▸ Objective: Looking through the listing, how many of its lines hold the word "matplotlib"? Answer with only the number.

▸ Available data:
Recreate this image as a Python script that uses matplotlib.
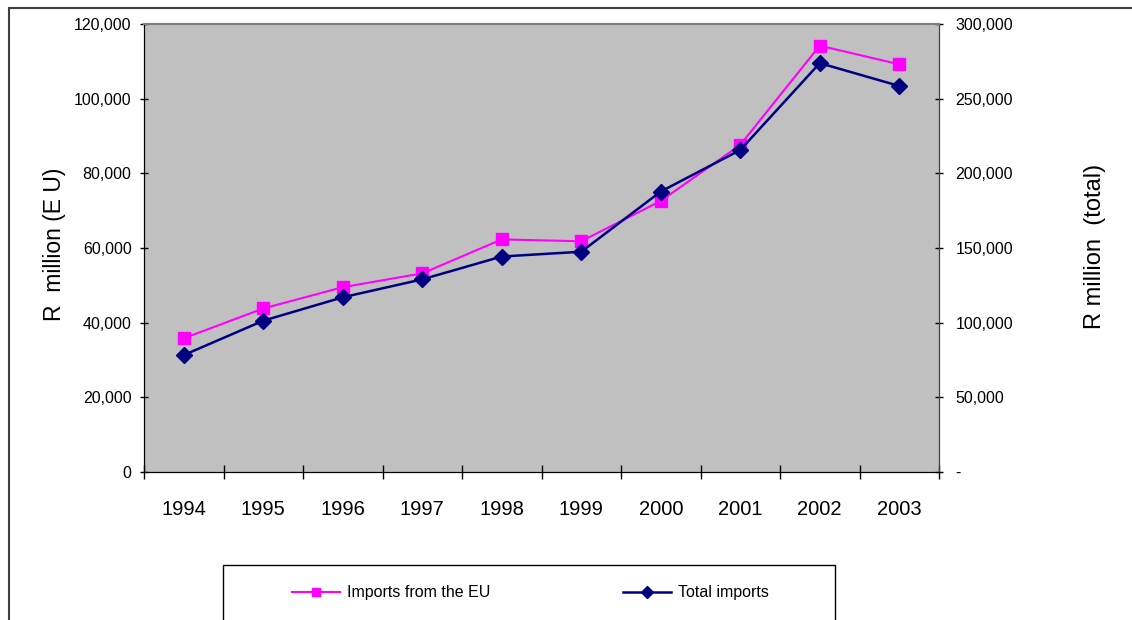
import matplotlib
matplotlib.use("Agg")
import matplotlib.pyplot as plt
from matplotlib.lines import Line2D
from matplotlib.patches import Rectangle
from matplotlib.ticker import FuncFormatter, FixedLocator

plt.rcParams['font.family'] = ['Liberation Sans', 'DejaVu Sans']

years = ['1994', '1995', '1996', '1997', '1998', '1999', '2000', '2001', '2002', '2003']
eu_imports = [35800, 43800, 49500, 53200, 62300, 61800, 72600, 87600, 114200, 109200]
total_imports = [78300, 101300, 117000, 129000, 144300, 147500, 187800, 215600, 273800, 258500]
eu_ticks = [0, 20000, 40000, 60000, 80000, 100000, 120000]
total_ticks = [0, 50000, 100000, 150000, 200000, 250000, 300000]

W, H = 1132, 620
fig = plt.figure(figsize=(W / 100, H / 100), dpi=100)

# outer chart frame
fig.add_artist(Rectangle((8.5 / W, -0.1), 1.2, 1.1 - 7.5 / H, transform=fig.transFigure,
                         fill=False, edgecolor='#404040', linewidth=1.5))

ax = fig.add_axes([144 / W, 1 - 472 / H, (939 - 144) / W, (472 - 24) / H])
ax.set_facecolor('#C0C0C0')
ax2 = ax.twinx()

x = list(range(len(years)))
pink = '#FF00FF'
navy = '#000080'

ax.plot(x, eu_imports, color=pink, linewidth=1.5, marker='s', markersize=8,
        markeredgecolor=pink, zorder=3)
ax2.plot(x, total_imports, color=navy, linewidth=1.8, marker='D', markersize=8.5,
         markeredgecolor=navy, zorder=3)

ax.set_xlim(-0.5, len(years) - 0.5)
ax.set_ylim(0, 120000)
ax2.set_ylim(0, 300000)

ax.set_xticks(x)
ax.set_xticklabels(years, fontsize=14.5)
ax.xaxis.set_minor_locator(FixedLocator([i - 0.5 for i in range(len(years) + 1)]))
ax.tick_params(axis='x', which='major', length=0, pad=20)
ax.tick_params(axis='x', which='minor', direction='inout', length=10, width=1)

ax.set_yticks(eu_ticks)
ax.yaxis.set_major_formatter(FuncFormatter(lambda v, p: f"{int(v):,}"))
ax.tick_params(axis='y', direction='inout', length=6, width=1, labelsize=11.5, pad=6)

ax2.set_yticks(total_ticks)
ax2.yaxis.set_major_formatter(FuncFormatter(lambda v, p: '-' if v == 0 else f"{int(v):,}"))
ax2.tick_params(axis='y', direction='inout', length=6, width=1, labelsize=11.5, pad=9)

for a in (ax, ax2):
    a.spines['top'].set_color('#808080')
    a.spines['top'].set_linewidth(1.5)
    a.spines['left'].set_color('black')
    a.spines['right'].set_color('#404040')
    a.spines['bottom'].set_color('black')
    for s in a.spines.values():
        s.set_zorder(4)

fig.text(55 / W, 1 - 244 / H, 'R  million (E U)', rotation=90, ha='center', va='center', fontsize=16.5)
fig.text(1095 / W, 1 - 246 / H, 'R million  (total)', rotation=90, ha='center', va='center', fontsize=17)

# legend box
fig.add_artist(Rectangle((222.5 / W, -0.1), (835 - 222.5) / W, 0.1 + 1 - 564.5 / H,
                         transform=fig.transFigure, fill=False, edgecolor='black', linewidth=1))

h_eu = Line2D([], [], color=pink, linewidth=1.5, marker='s', markersize=6)
h_tot = Line2D([], [], color=navy, linewidth=1.8, marker='D', markersize=6)
leg1 = fig.legend([h_eu], ['Imports from the EU'], loc='center left',
                  bbox_to_anchor=(292 / W, 1 - 593 / H), frameon=False, fontsize=11.5,
                  handlelength=3.0, handletextpad=0.45, borderpad=0, borderaxespad=0)
leg2 = fig.legend([h_tot], ['Total imports'], loc='center left',
                  bbox_to_anchor=(623 / W, 1 - 593 / H), frameon=False, fontsize=11.5,
                  handlelength=3.0, handletextpad=0.45, borderpad=0, borderaxespad=0)

fig.savefig('out.png', dpi=100)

▸ Full response: 7